Andrzej Wróblewski Foundation or…
By editorial, on 3 March 2020
… why Self-Organization can no longer be seen as an Alternative Art Current
By Sandra Bradvić
The Andrzej Wróblewski Foundation was founded in 2012 in Warsaw by Marta Wróblewska, Krystyna Łysik, dr Magdalena Ziółkowska, Wojciech Grzybała with the goal to develop, popularise, and contextualise the knowledge of Andrzej Wrólblewski’s life and work (b. 1927, Vilnius – d. 1957, Tatry Mountains).
The impressive work the founders have done since the inception – like providing organizational and academic support for all those interested in the research on the life and practice of Andrzej Wróblewski; extending conservation supervision; initiating and organizing of exhibitions and other educational formats; completing the archive; and publishing activities – reads like a public contract of a national institution. The Foundation further very thoughtfully holds all proprietary copyrights to almost all works created by Andrzej Wróblewski, which has enabled it to release the reviewed scholarly publication Avoiding Intermediary States (Hatje Cantz, 2014), which since stands for the main reference source with regard to the proper and standardized use of the artist’s work titles, which alone is a pivotal accomplishment.
It is precisely because the Wróblewski foundation is not a state institution, but a personal initiative which has though set very high professional working standards –supposedly the sphere of competence assigned to major national institutions–, which makes such an endeavor even more remarkable and why it can even be considered a role model, not only for the ‘alternative’ art scene and not only but especially for post-communist/post-socialist states, whose ‘official’ institutions –as it is well known–, still happen to struggle with finding the right concepts and methodological approaches as to how to create and mediate new narratives of their own art history.

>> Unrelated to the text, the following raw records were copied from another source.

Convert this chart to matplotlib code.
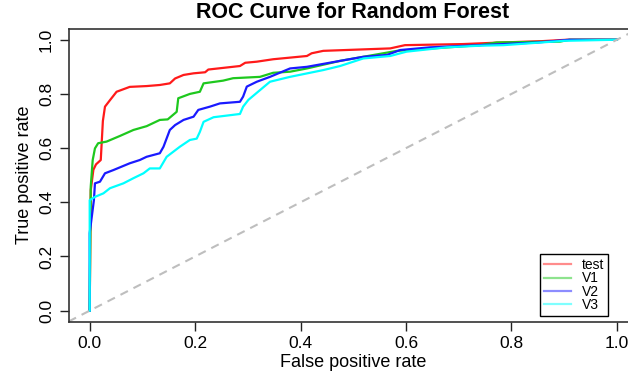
import matplotlib
matplotlib.use("Agg")
import matplotlib.pyplot as plt

plt.rcParams['font.family'] = ['Liberation Sans', 'DejaVu Sans']

# ROC points (false positive rate, true positive rate)
test_fpr = [0, 0.002, 0.007, 0.012, 0.021, 0.025, 0.029, 0.0385, 0.051, 0.076, 0.108, 0.133,
            0.152, 0.162, 0.178, 0.197, 0.219, 0.225, 0.285, 0.295, 0.317, 0.348, 0.412,
            0.421, 0.443, 0.57, 0.598, 0.708, 0.77, 0.86, 0.905, 1.0]
test_tpr = [0, 0.445, 0.52, 0.54, 0.556, 0.70, 0.753, 0.777, 0.808, 0.826, 0.829, 0.833,
            0.839, 0.857, 0.87, 0.876, 0.88, 0.89, 0.903, 0.915, 0.919, 0.928, 0.94,
            0.95, 0.959, 0.968, 0.98, 0.984, 0.989, 0.995, 1.0, 1.0]

v1_fpr = [0, 0.002, 0.0057, 0.01, 0.016, 0.032, 0.0575, 0.083, 0.108, 0.133, 0.148, 0.165,
          0.168, 0.19, 0.209, 0.216, 0.253, 0.272, 0.323, 0.348, 0.38, 0.412, 0.475, 0.583,
          0.74, 0.772, 0.892, 0.91, 1.0]
v1_tpr = [0, 0.458, 0.556, 0.599, 0.618, 0.624, 0.645, 0.667, 0.681, 0.704, 0.706, 0.734,
          0.784, 0.80, 0.808, 0.839, 0.849, 0.858, 0.863, 0.878, 0.882, 0.894, 0.922, 0.959,
          0.98, 0.99, 0.993, 1.0, 1.0]

v2_fpr = [0, 0.0, 0.004, 0.008, 0.01, 0.0195, 0.029, 0.045, 0.076, 0.095, 0.108, 0.133, 0.14,
          0.152, 0.162, 0.178, 0.197, 0.206, 0.228, 0.247, 0.285, 0.291, 0.298, 0.317, 0.342,
          0.38, 0.412, 0.475, 0.519, 0.564, 0.589, 0.646, 0.74, 0.85, 0.91, 1.0]
v2_tpr = [0, 0.286, 0.347, 0.408, 0.47, 0.476, 0.507, 0.519, 0.544, 0.556, 0.568, 0.581, 0.605,
          0.667, 0.685, 0.704, 0.716, 0.741, 0.753, 0.765, 0.771, 0.79, 0.827, 0.845, 0.863,
          0.894, 0.90, 0.922, 0.937, 0.944, 0.962, 0.972, 0.98, 0.99, 1.0, 1.0]

v3_fpr = [0, 0.0, 0.01, 0.026, 0.0385, 0.064, 0.083, 0.102, 0.114, 0.133, 0.146, 0.171, 0.19,
          0.203, 0.209, 0.216, 0.235, 0.285, 0.291, 0.301, 0.323, 0.342, 0.38, 0.443, 0.475,
          0.519, 0.57, 0.601, 0.677, 0.74, 0.785, 0.9, 1.0]
v3_tpr = [0, 0.408, 0.42, 0.433, 0.452, 0.47, 0.489, 0.507, 0.525, 0.525, 0.568, 0.605, 0.63,
          0.635, 0.66, 0.697, 0.714, 0.726, 0.753, 0.778, 0.814, 0.845, 0.863, 0.888, 0.903,
          0.931, 0.94, 0.956, 0.972, 0.978, 0.98, 0.996, 1.0]

labels = ['test', 'V1', 'V2', 'V3']
colors = ['#ff1a1a', '#1ec81e', '#1a1aff', '#00ffff']

fig = plt.figure(figsize=(6.28, 3.76), dpi=100)
# plot box runs past the right edge, as in the reference
ax = fig.add_axes([68.6 / 628, 54.5 / 376, (638 - 68.6) / 628, (321.5 - 28.9) / 376])

curves = [(test_fpr, test_tpr), (v1_fpr, v1_tpr), (v2_fpr, v2_tpr), (v3_fpr, v3_tpr)]
for (x, y), c in zip(curves, colors):
    ax.plot(x, y, color=c, lw=1.6)

ax.axline((0, 0), (1, 1), color='#bebebe', lw=1.5, ls=(0, (4, 3)))

ax.set_xlim(-0.04, 1.04)
ax.set_ylim(-0.04, 1.04)
ticks = [0, 0.2, 0.4, 0.6, 0.8, 1.0]
ax.set_xticks(ticks)
ax.set_yticks(ticks)
ax.set_xticklabels(['%.1f' % t for t in ticks])
ax.set_yticklabels(['%.1f' % t for t in ticks], rotation=90, va='center')
ax.tick_params(direction='out', length=6.5, width=1, labelsize=12.5, pad=4, color='#222222')
for s in ax.spines.values():
    s.set_linewidth(1.2)
    s.set_color('#333333')

ax.set_xlabel('False positive rate', fontsize=13, labelpad=2)
ax.set_ylabel('True positive rate', fontsize=13, labelpad=4)
fig.text(353 / 628, 1 - 12 / 376, 'ROC Curve for Random Forest', ha='center', va='center',
         fontsize=15.5, fontweight='bold')

handles = [plt.Line2D([], [], color=c, lw=1.6, alpha=0.5) for c in colors]
leg = ax.legend(handles, labels, loc='lower right', bbox_to_anchor=(608.3 / 628, 60 / 376),
                bbox_transform=fig.transFigure, borderaxespad=0, fontsize=10,
                fancybox=False, framealpha=1, edgecolor='black', labelspacing=-0.05,
                handlelength=1.9, handletextpad=0.8, borderpad=0.3, handleheight=0.5)
leg.get_frame().set_linewidth(1.0)

fig.savefig('out.png', dpi=100)
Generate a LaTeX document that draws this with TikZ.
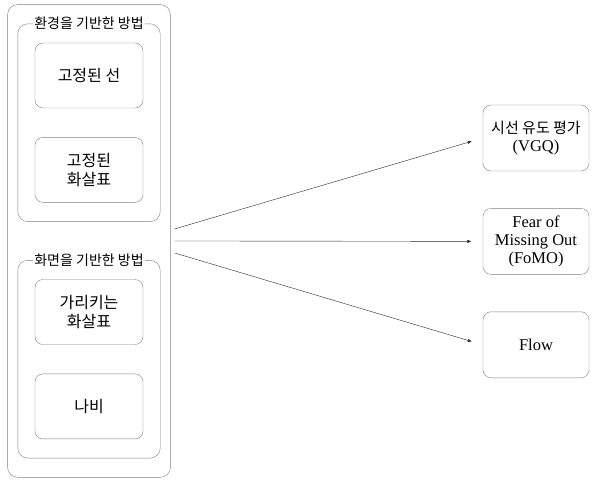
\documentclass[tikz,border=0pt]{standalone}
\usepackage{fontspec}
\setmainfont{Liberation Serif}
\newfontfamily\kr{Noto Sans CJK KR}
\usetikzlibrary{
        arrows,
        fit,
        positioning
    }
\definecolor{framegray}{gray}{0.5}
\tikzset{>=stealth',auto,node distance=29pt}
\tikzset{
    box/.style={draw=framegray, rounded corners=8pt, minimum width=108pt,
        minimum height=65pt, align=center, inner sep=2pt,
        font=\kr\fontsize{16}{19}\selectfont},
    group/.style={draw=framegray, rounded corners=10pt, inner xsep=17pt, inner ysep=19pt},
    grouplabel/.style={fill=white, inner sep=1pt, font=\kr\fontsize{14}{15}\selectfont},
    target/.style={box, minimum width=106pt, minimum height=66pt,
        font=\fontsize{16.5}{18}\selectfont}
}

\begin{document}
\begin{tikzpicture}[x=1pt,y=-1pt]
                \useasboundingbox (0,0) rectangle (599,482);
                % left column
                \node[box] (fixline)  at (89,75.5)      {고정된 선};
                \node[box] (fixarrow) [below=of fixline] {고정된\\화살표};
                \node[box] (pointer)  at (89,312)       {가리키는\\화살표};
                \node[box] (butterfly) [below=of pointer] {나비};
                \node[group, fit=(fixline)(fixarrow)] (env) {};
                \node[group, fit=(pointer)(butterfly)] (screen) {};
                \node[grouplabel] (envlabel) at (env.north) {환경을 기반한 방법};
                \node[grouplabel] (screenlabel) at (screen.north) {화면을 기반한 방법};
                \node[group, inner xsep=10pt, inner ysep=19pt, fit=(env)(screen)] (methods) {};
                % right column
                \node[target] (vgq) at (536,138) {{\kr\fontsize{15}{18}\selectfont 시선 유도 평가}\\(VGQ)};
                \node[target] (fomo) [below=37pt of vgq] {Fear of\\Missing Out\\(FoMO)};
                \node[target] (flow) [below=37pt of fomo] {Flow};
                \path[->, black!85, shorten >=12pt]
                    ([xshift=4pt,yshift=12pt]methods.east)  edge (vgq.west)
                    ([xshift=4pt]methods.east)  edge (fomo.west)
                    ([xshift=4pt,yshift=-12pt]methods.east)  edge (flow.west)
                ;
            \end{tikzpicture}
\end{document}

To take an example, one could look at Bosnia-Herzegovina, where in 2011 seven major cultural institutions had to close their doors to the public. The reason: their unresolved legal status after the collapse of former Yugoslavia in 1991. A lack of substantial financial support on the one hand, but also the lack of ideas to envision new possible structural models, most of them got lost in transition from one to the other socio-political system and remained caught in the legal limbo until this very day.
So the relevant question in this context would seem to be: can institutionally independent and self-organised artistic and curatorial collectives any longer be seen as an alternative current, when their counterpart, namely the art institutions, have largely become dysfunctional and inefficient as a site for the creation and establishment of working standards, as well as of their visionary structural, organizational and conceptual changes? No, I would claim.
The Wróblewski Foundation, while being concentrated on one artist only, yet at the same time demonstrating a wide range of activities and a far-reaching visibility and international recognition of both the work of Andrzej Wróblewski and of the foundation, seems to prove it.